# Fluffy Snowy



## K9Kirk (Feb 11, 2022)

A shot of a snowy egret that I captured fluffing it's feathers today.


----------



## MitchP (Feb 12, 2022)

Nice capture! I like his perch!


----------



## Jeff15 (Feb 12, 2022)

Very good details in this shot.....


----------



## K9Kirk (Feb 12, 2022)

MitchP said:


> Nice capture! I like his perch!


Thank you, Mitch.



Jeff15 said:


> Very good details in this shot.....


Thank you, Jeff.


----------



## jeffashman (Feb 12, 2022)

That's a fantastic shot! Great control on the whites!
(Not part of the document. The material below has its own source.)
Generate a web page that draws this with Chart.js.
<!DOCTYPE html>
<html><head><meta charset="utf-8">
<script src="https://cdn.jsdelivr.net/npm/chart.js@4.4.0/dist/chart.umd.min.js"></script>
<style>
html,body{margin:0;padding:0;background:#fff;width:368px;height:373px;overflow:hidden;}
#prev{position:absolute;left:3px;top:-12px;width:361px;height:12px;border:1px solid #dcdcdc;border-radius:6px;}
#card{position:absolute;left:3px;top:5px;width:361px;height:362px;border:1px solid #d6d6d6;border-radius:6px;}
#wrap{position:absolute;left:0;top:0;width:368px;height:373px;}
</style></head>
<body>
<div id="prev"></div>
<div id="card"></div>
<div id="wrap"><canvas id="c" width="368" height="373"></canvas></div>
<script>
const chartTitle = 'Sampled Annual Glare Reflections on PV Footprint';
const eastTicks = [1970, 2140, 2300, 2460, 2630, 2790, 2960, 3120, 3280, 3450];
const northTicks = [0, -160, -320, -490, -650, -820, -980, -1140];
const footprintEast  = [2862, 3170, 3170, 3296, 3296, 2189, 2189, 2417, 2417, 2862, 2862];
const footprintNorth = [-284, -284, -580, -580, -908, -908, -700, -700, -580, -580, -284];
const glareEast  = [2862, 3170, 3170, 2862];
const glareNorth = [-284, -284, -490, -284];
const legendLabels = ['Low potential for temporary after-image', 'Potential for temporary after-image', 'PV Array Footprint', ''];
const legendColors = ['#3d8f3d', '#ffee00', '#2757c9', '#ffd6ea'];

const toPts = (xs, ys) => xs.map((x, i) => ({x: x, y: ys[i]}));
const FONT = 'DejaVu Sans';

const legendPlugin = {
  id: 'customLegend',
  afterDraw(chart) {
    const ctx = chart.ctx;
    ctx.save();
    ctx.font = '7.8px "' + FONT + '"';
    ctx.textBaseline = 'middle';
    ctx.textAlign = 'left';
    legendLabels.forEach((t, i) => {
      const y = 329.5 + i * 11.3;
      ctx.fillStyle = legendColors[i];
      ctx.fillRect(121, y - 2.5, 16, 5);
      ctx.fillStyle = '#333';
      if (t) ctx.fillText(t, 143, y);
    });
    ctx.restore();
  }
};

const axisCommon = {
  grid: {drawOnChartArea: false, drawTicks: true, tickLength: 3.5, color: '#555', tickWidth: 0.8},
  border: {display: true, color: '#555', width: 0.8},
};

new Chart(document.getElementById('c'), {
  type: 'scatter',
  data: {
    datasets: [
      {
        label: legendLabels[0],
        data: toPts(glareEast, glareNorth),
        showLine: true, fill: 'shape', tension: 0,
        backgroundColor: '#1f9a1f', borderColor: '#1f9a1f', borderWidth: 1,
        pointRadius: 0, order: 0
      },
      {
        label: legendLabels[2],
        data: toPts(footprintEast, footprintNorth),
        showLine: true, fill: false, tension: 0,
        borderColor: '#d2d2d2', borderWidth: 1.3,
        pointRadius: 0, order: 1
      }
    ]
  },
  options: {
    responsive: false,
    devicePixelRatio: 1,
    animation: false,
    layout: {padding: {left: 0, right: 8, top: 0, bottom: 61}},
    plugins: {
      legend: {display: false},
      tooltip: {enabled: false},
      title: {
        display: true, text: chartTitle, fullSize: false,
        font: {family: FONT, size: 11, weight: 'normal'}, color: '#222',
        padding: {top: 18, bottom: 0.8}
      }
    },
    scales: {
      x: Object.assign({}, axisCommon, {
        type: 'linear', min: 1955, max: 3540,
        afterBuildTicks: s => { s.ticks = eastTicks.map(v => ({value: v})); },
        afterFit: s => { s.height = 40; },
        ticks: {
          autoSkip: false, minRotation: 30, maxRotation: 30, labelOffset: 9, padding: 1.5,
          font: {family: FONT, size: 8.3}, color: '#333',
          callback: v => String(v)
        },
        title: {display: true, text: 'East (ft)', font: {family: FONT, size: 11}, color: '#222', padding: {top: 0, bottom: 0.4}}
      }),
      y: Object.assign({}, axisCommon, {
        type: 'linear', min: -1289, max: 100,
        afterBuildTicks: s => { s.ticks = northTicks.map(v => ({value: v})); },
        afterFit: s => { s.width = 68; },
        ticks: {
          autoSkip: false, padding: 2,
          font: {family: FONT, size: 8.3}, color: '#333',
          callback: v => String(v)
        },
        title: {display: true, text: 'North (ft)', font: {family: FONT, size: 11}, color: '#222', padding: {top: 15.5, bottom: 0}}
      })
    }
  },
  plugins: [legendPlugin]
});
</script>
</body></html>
That GE Toaster is doing wonders for you!


----------



## PJM (Feb 12, 2022)

You threw me with the title.  I, of course, was thinking of the snowy owl and couldn't figure how you had one down there.

Anyway back to the photo...

Terrific image!  I like everything about it, the details, the colors, the blurred background....  That would be framed and hanging on my wall.


----------



## K9Kirk (Feb 12, 2022)

jeffashman said:


> That's a fantastic shot! Great control on the whites! That GE Toaster is doing wonders for you!
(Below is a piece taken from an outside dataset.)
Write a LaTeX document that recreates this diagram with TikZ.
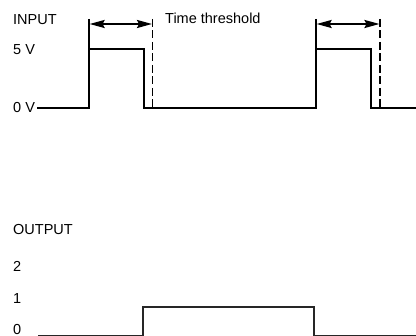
\documentclass[tikz,border=0pt]{standalone}
\usepackage{fontspec}
\setmainfont{Liberation Sans}
\usetikzlibrary{arrows.meta}
\begin{document}
\begin{tikzpicture}[x=1pt,y=-1pt,
  lbl/.style={anchor=base west, inner sep=0pt, font=\fontsize{14.5}{17}\selectfont},
  sig/.style={line width=2pt, line join=miter, line cap=butt},
  outsig/.style={line width=1.4pt, draw=black!85, line join=miter},
  tick/.style={line width=1.3pt},
  limit/.style={line width=1.3pt, dash pattern=on 8pt off 3.5pt},
  span/.style={line width=2pt, {Stealth[length=15pt,width=8pt,inset=2pt]}-{Stealth[length=15pt,width=8pt,inset=2pt]}}
]
\useasboundingbox (0,0) rectangle (416,336);

% labels
\node[lbl] (input) at (13,24.3) {INPUT};
\node[lbl] (v5) at (13,55) {5 V};
\node[lbl] (v0) at (13,112.5) {0 V};
\node[lbl] (thr) at (165,23.3) {Time threshold};
\node[lbl] (output) at (13,235) {OUTPUT};
\node[lbl] (o2) at (13,272) {2};
\node[lbl] (o1) at (13,304) {1};
\node[lbl] (o0) at (13,334.3) {0};

% input waveform
\coordinate (s0) at (37,108.5);
\coordinate (r1) at (89,108.5);
\coordinate (f1) at (144,108.5);
\coordinate (r2) at (316,108.5);
\coordinate (f2) at (371,108.5);
\coordinate (s1) at (416,108.5);
\draw[sig] (s0) -- (r1) -- (89,49) -- (144,49) -- (f1) -- (r2) -- (316,49) -- (371,49) -- (f2) -- (s1);

% first threshold
\coordinate (a1) at (89,19);
\coordinate (b1) at (152.5,19);
\coordinate (b1e) at (152.5,108.5);
\draw[tick] (a1) -- (89,49);
\draw[limit] (b1) -- (b1e);
\draw[span] (89.6,24) -- (152,24);

% second threshold
\coordinate (a2) at (316,19);
\coordinate (b2) at (380,19);
\coordinate (b2e) at (380,108.5);
\draw[tick] (a2) -- (316,49);
\draw[limit] (b2) -- (b2e);
\draw[span] (316.6,24) -- (379.5,24);

% output waveform
\coordinate (u0) at (38,335.3);
\coordinate (u1) at (143,335.3);
\coordinate (u2) at (314,335.3);
\coordinate (u3) at (416,335.3);
\draw[outsig] (u0) -- (u1) -- (143,307) -- (314,307) -- (u2) -- (u3);
\end{tikzpicture}
\end{document}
Thanks a lot, Jeff. Man, I tell ya. I don't know which I like better ... the pictures or the toast. It's just an amazing piece of technology. 😄



PJM said:


> You threw me with the title.  I, of course, was thinking of the snowy owl and couldn't figure how you had one down there.
> 
> Anyway back to the photo...
> 
> Terrific image!  I like everything about it, the details, the colors, the blurred background....  That would be framed and hanging on my wall.


Thank you very much, Pete. I like how the bird turned out but I'm not crazy about the bg, it's blurred alright but I don't like the dark blotches. Take care.


----------



## slat (Feb 13, 2022)

Very nice shot.


----------